[Collected data entries]
******************************

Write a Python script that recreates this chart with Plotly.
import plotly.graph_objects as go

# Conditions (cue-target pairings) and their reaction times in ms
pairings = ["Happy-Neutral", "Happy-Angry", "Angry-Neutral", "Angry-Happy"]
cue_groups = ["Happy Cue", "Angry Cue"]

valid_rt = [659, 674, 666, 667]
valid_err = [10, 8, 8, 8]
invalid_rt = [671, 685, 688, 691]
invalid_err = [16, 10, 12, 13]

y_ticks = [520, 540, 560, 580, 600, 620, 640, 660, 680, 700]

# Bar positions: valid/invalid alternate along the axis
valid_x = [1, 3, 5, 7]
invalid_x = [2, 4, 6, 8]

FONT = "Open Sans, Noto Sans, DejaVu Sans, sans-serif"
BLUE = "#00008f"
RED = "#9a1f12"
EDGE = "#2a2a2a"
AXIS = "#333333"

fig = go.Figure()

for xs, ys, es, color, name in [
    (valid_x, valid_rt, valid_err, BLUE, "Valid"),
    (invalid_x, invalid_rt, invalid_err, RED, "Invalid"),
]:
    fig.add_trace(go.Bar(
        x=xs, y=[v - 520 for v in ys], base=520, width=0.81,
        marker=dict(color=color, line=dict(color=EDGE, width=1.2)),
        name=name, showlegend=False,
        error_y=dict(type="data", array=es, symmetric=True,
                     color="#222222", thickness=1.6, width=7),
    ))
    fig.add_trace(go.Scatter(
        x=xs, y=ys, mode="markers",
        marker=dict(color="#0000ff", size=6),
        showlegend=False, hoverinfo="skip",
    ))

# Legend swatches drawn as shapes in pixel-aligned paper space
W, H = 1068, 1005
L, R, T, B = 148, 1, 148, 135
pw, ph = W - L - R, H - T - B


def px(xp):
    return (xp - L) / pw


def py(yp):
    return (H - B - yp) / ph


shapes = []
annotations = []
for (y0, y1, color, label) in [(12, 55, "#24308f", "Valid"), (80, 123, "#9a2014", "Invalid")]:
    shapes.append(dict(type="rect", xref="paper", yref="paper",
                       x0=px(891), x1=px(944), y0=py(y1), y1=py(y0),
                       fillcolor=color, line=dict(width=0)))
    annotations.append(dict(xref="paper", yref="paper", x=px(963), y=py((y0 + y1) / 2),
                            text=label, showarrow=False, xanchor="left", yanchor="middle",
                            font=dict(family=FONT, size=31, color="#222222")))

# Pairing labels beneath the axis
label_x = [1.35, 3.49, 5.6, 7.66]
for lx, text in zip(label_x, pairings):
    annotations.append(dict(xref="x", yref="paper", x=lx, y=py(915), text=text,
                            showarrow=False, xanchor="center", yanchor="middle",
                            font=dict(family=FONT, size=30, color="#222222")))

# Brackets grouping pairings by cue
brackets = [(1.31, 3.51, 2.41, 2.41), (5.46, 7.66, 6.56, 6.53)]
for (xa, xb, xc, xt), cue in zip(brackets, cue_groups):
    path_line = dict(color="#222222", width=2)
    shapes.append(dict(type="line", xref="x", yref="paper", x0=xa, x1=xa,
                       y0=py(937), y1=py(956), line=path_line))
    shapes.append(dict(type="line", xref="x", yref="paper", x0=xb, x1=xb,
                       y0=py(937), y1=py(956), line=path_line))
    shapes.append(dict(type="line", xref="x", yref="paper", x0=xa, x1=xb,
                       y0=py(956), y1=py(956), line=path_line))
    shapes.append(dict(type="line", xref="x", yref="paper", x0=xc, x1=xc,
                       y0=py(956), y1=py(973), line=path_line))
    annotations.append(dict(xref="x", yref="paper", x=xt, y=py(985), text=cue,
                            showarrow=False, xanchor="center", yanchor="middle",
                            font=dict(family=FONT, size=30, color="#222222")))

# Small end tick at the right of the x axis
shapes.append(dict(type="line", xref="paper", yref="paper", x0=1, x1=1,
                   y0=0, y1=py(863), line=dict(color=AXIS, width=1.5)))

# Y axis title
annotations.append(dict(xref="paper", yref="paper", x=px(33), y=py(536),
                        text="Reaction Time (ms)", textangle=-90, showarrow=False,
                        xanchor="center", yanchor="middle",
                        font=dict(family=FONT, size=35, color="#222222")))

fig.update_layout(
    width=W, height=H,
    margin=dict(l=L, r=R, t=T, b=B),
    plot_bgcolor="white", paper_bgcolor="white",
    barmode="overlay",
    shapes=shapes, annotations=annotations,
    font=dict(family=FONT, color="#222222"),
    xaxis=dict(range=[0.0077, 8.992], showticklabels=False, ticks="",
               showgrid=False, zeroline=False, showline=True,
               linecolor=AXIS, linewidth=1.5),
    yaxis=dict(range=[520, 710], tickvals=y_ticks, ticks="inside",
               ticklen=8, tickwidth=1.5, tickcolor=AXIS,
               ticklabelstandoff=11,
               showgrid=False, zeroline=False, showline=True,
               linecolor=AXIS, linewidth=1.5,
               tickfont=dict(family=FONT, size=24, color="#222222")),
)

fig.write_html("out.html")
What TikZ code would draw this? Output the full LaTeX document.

******************************

Your objective — Each line from the start of the listing above through the line containing "fig = go.Figure()" should be copied exactly, please, with no other lines added.

Result of the exercise —
Write a Python script that recreates this chart with Plotly.
import plotly.graph_objects as go

# Conditions (cue-target pairings) and their reaction times in ms
pairings = ["Happy-Neutral", "Happy-Angry", "Angry-Neutral", "Angry-Happy"]
cue_groups = ["Happy Cue", "Angry Cue"]

valid_rt = [659, 674, 666, 667]
valid_err = [10, 8, 8, 8]
invalid_rt = [671, 685, 688, 691]
invalid_err = [16, 10, 12, 13]

y_ticks = [520, 540, 560, 580, 600, 620, 640, 660, 680, 700]

# Bar positions: valid/invalid alternate along the axis
valid_x = [1, 3, 5, 7]
invalid_x = [2, 4, 6, 8]

FONT = "Open Sans, Noto Sans, DejaVu Sans, sans-serif"
BLUE = "#00008f"
RED = "#9a1f12"
EDGE = "#2a2a2a"
AXIS = "#333333"

fig = go.Figure()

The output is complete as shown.